WHAT TO DO
What is the number of lines containing the word "this"? Please answer with that number and nothing more.

_ _ _

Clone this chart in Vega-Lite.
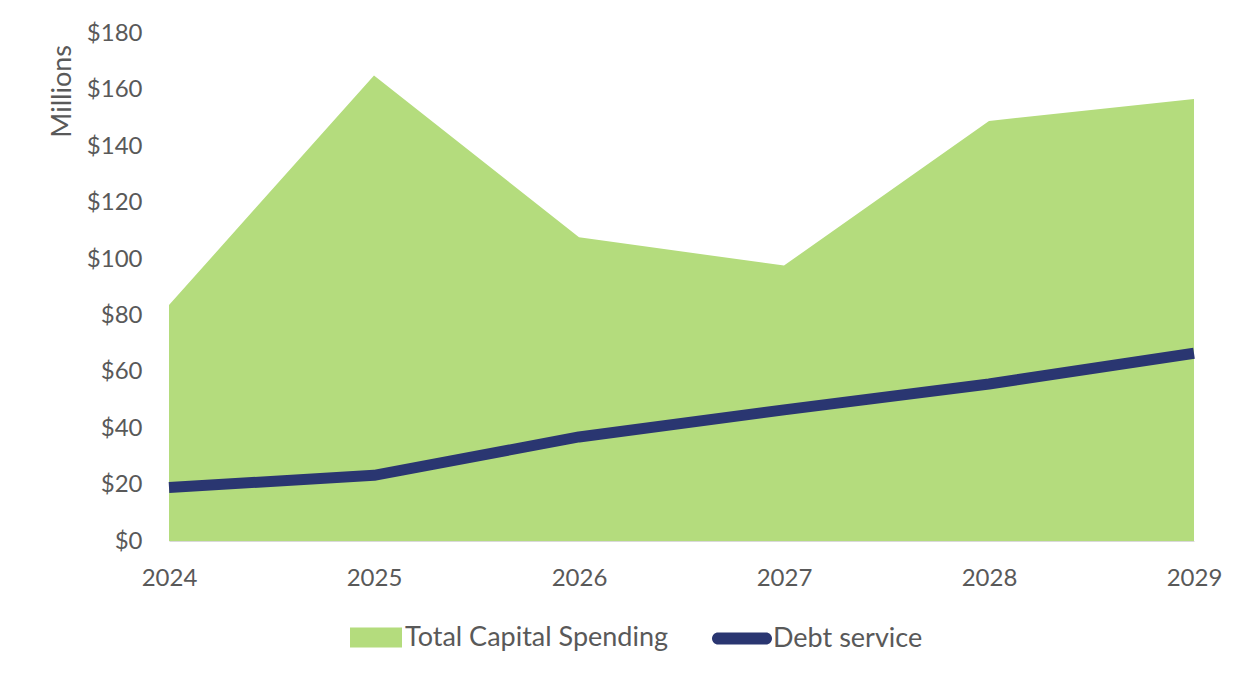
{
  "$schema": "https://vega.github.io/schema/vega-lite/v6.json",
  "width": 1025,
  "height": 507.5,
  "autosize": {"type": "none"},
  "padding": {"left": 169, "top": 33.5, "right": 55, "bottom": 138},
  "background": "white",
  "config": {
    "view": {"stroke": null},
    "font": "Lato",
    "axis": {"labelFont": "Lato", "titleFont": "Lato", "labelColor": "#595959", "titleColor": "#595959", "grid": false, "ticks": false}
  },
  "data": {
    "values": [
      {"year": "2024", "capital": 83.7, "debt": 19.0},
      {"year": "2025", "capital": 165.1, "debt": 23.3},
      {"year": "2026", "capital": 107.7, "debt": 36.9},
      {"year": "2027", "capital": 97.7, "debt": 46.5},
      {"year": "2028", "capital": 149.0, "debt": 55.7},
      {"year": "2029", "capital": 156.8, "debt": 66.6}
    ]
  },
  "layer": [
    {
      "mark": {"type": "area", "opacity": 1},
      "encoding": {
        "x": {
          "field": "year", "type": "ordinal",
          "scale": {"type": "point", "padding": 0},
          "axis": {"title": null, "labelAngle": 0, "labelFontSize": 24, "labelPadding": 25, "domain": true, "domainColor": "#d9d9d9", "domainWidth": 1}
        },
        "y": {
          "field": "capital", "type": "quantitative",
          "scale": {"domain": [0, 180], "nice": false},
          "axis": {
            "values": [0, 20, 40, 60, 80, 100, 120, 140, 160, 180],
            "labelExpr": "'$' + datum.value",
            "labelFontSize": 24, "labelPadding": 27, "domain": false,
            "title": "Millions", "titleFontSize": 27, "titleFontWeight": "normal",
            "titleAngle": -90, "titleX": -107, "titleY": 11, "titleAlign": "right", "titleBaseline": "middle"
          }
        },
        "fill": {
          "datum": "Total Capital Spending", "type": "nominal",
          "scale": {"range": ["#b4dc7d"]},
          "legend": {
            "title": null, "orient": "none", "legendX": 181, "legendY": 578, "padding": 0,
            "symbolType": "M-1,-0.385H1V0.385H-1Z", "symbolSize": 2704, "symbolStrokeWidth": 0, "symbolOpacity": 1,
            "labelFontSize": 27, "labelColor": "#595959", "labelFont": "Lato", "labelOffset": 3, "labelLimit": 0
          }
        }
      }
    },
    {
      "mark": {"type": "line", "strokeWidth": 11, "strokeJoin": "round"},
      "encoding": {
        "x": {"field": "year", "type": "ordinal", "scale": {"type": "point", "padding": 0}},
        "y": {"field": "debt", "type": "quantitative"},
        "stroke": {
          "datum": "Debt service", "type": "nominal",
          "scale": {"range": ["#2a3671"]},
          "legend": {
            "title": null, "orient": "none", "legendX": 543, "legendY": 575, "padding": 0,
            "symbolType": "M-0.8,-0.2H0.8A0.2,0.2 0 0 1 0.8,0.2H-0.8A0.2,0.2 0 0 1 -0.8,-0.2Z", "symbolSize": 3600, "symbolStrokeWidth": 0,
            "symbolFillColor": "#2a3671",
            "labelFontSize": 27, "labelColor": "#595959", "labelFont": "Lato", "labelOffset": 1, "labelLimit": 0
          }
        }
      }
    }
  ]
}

_ _ _

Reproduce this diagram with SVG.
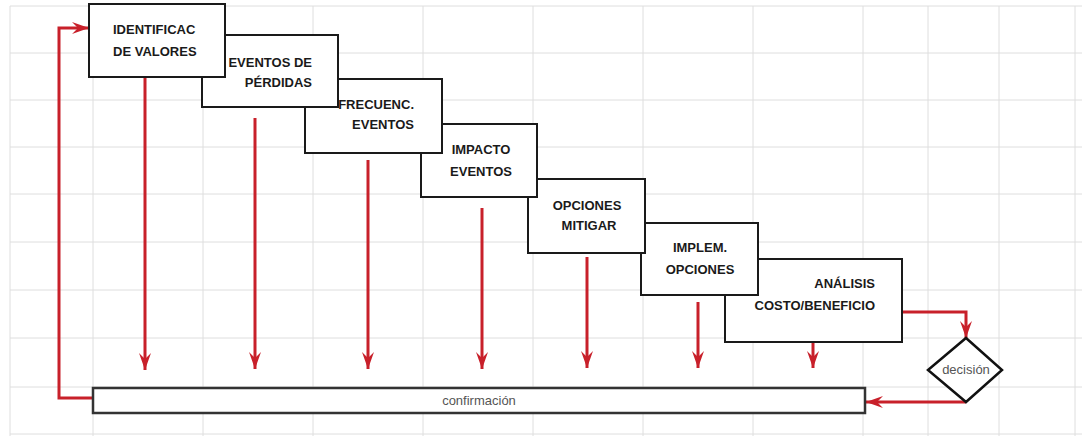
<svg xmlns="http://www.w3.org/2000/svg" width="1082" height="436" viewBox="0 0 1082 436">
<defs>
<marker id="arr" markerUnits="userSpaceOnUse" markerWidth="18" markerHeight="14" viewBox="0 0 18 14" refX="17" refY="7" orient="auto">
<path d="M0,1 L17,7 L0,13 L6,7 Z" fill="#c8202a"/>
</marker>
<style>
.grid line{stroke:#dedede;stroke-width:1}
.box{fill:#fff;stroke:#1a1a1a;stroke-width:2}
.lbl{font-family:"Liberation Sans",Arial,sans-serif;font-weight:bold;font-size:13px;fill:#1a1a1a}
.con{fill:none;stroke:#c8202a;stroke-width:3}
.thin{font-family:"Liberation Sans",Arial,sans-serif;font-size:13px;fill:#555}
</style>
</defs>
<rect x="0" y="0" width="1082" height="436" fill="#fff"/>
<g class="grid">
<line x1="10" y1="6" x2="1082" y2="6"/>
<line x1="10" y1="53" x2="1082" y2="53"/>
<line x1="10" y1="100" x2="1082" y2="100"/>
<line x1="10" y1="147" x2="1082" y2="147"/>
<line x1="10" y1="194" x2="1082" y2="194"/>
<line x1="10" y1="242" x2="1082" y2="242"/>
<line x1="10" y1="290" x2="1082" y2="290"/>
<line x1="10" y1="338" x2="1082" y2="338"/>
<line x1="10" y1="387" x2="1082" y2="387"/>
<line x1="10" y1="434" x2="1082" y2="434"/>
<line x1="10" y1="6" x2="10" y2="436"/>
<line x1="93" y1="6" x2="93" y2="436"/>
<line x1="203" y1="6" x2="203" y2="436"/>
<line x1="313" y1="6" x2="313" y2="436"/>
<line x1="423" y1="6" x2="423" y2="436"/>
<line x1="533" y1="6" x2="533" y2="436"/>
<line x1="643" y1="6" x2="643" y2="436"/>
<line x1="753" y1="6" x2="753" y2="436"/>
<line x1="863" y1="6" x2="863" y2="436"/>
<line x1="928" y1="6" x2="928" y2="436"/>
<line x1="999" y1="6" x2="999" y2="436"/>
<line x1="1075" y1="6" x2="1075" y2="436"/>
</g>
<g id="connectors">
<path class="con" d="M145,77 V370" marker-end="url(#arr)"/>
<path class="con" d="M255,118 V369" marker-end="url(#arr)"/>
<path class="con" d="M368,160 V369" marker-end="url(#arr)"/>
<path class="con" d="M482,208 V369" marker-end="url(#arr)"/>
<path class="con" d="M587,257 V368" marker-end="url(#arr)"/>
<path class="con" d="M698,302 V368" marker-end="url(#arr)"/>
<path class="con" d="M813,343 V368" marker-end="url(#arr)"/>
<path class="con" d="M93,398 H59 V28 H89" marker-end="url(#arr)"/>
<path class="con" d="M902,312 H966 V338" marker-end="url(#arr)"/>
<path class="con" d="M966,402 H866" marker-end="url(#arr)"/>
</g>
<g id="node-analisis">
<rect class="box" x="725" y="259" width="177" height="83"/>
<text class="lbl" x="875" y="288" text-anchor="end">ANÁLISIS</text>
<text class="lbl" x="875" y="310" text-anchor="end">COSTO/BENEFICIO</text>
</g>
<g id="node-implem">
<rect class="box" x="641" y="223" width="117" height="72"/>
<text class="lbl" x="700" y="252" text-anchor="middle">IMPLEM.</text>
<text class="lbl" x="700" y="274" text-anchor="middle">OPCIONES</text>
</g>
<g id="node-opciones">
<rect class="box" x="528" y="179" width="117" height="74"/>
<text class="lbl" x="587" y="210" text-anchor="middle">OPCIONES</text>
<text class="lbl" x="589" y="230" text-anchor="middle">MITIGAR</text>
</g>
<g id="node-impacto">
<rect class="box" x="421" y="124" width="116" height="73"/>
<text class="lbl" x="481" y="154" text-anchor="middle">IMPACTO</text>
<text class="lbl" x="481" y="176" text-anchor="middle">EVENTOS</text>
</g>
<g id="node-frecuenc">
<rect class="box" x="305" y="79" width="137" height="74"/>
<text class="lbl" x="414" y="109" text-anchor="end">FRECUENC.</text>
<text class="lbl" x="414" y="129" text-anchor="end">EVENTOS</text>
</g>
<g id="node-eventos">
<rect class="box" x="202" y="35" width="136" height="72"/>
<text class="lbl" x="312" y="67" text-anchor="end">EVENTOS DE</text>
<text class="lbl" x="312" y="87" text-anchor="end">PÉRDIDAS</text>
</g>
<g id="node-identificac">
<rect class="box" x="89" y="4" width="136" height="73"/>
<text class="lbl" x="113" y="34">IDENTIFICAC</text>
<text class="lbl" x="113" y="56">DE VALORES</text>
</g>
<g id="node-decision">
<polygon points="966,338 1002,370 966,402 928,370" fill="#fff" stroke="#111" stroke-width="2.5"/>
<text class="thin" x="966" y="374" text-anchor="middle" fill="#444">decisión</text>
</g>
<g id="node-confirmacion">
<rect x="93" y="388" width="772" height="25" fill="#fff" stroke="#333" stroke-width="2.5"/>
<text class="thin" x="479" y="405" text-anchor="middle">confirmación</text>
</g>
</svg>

_ _ _

EXERCISE SOLUTION
2